Data section |
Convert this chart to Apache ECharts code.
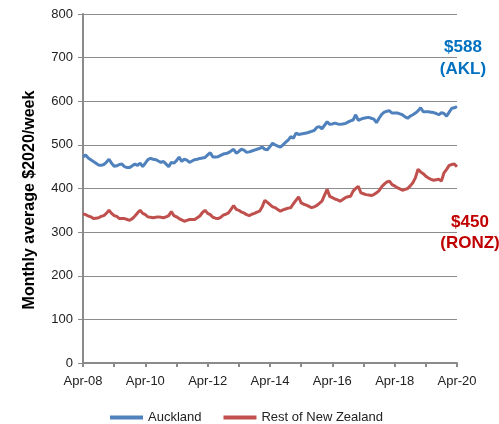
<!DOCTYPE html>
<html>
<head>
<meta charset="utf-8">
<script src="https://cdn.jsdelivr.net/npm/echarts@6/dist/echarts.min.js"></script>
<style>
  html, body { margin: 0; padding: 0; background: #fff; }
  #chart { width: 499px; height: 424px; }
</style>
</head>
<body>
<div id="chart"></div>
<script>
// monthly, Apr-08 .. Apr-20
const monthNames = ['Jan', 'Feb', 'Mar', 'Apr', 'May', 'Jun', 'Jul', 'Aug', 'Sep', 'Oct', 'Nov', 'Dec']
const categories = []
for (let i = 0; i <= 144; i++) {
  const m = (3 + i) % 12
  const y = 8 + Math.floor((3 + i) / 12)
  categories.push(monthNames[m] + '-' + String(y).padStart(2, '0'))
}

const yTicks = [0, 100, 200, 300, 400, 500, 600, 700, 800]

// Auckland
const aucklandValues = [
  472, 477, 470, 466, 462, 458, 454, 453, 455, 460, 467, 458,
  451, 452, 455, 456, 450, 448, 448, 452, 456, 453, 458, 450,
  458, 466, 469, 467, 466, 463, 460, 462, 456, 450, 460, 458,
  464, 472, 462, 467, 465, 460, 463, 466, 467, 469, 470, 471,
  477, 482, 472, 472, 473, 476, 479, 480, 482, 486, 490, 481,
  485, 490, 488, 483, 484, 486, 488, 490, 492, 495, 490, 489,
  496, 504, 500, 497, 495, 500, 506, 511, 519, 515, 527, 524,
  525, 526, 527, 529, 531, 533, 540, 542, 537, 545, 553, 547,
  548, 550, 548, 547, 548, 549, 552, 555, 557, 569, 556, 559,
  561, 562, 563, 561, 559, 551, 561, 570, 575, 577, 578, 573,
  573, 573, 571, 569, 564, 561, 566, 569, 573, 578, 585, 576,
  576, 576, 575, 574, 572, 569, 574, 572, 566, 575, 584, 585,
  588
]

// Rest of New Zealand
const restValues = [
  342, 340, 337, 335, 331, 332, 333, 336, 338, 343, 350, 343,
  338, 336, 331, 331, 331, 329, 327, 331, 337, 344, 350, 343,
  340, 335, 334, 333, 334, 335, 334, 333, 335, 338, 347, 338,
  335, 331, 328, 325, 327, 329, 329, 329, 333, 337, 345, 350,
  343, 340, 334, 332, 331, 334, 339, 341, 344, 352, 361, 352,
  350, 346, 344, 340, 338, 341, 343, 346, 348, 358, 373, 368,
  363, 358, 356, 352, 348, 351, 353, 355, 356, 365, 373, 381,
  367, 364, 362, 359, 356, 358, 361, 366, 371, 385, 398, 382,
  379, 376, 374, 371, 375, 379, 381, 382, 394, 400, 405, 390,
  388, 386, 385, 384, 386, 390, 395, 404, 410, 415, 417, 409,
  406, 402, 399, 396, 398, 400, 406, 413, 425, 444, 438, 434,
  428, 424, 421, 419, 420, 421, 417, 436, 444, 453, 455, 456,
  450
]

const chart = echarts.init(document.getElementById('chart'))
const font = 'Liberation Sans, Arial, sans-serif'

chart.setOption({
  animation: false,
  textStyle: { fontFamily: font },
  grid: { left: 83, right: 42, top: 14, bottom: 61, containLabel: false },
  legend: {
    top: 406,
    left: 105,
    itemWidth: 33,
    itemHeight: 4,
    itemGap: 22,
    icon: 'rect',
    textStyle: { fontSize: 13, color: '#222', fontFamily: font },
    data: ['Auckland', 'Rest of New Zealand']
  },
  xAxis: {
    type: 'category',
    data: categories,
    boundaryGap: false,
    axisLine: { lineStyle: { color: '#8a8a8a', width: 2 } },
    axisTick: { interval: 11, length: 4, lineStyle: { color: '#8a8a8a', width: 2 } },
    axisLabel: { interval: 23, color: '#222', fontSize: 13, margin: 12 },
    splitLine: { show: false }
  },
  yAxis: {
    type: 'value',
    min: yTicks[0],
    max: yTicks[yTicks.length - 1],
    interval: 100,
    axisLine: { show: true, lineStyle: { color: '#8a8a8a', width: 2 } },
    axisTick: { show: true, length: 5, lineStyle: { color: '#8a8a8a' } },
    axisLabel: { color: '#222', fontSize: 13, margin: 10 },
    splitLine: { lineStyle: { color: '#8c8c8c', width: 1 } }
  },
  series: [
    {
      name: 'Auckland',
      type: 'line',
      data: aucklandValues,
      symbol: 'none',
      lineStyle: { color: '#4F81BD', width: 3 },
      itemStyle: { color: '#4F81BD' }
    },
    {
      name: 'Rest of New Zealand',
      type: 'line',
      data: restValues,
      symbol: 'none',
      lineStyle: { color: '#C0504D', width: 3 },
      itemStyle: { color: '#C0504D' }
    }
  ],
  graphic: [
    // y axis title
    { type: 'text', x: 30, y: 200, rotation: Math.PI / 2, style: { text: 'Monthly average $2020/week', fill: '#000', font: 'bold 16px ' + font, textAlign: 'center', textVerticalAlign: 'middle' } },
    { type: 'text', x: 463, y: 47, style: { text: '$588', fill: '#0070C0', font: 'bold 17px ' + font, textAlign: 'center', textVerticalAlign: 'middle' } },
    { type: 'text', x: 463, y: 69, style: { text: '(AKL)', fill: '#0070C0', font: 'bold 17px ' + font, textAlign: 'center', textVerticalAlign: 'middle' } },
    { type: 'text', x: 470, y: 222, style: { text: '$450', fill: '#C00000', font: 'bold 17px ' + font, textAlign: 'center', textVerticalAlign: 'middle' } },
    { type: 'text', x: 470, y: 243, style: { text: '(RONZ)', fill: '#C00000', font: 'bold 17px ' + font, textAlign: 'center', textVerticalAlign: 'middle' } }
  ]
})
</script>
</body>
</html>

--

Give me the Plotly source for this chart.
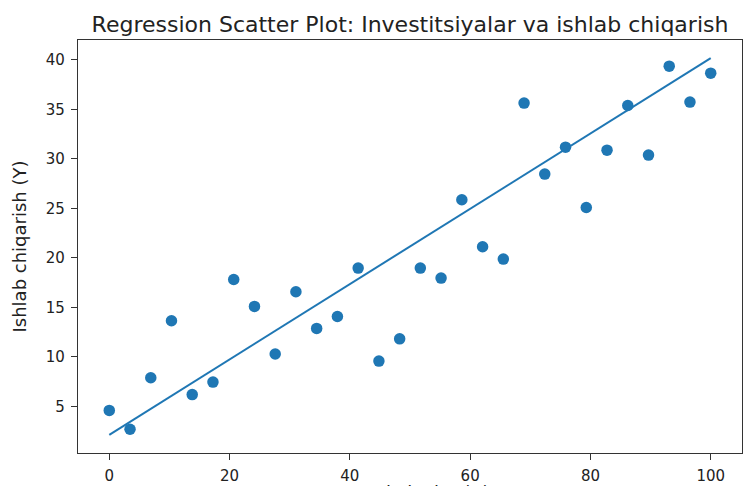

What is needed | Give back, unchanged, each line from the one containing "Convert this chart to Apache ECharts code." through the one containing "600, 700, 800]". Pictures are to be left out.

Exercise answer |
Convert this chart to Apache ECharts code.
<!DOCTYPE html>
<html>
<head>
<meta charset="utf-8">
<script src="https://cdn.jsdelivr.net/npm/echarts@6/dist/echarts.min.js"></script>
<style>
  html, body { margin: 0; padding: 0; background: #fff; }
  #chart { width: 499px; height: 424px; }
</style>
</head>
<body>
<div id="chart"></div>
<script>
// monthly, Apr-08 .. Apr-20
const monthNames = ['Jan', 'Feb', 'Mar', 'Apr', 'May', 'Jun', 'Jul', 'Aug', 'Sep', 'Oct', 'Nov', 'Dec']
const categories = []
for (let i = 0; i <= 144; i++) {
  const m = (3 + i) % 12
  const y = 8 + Math.floor((3 + i) / 12)
  categories.push(monthNames[m] + '-' + String(y).padStart(2, '0'))
}

const yTicks = [0, 100, 200, 300, 400, 500, 600, 700, 800]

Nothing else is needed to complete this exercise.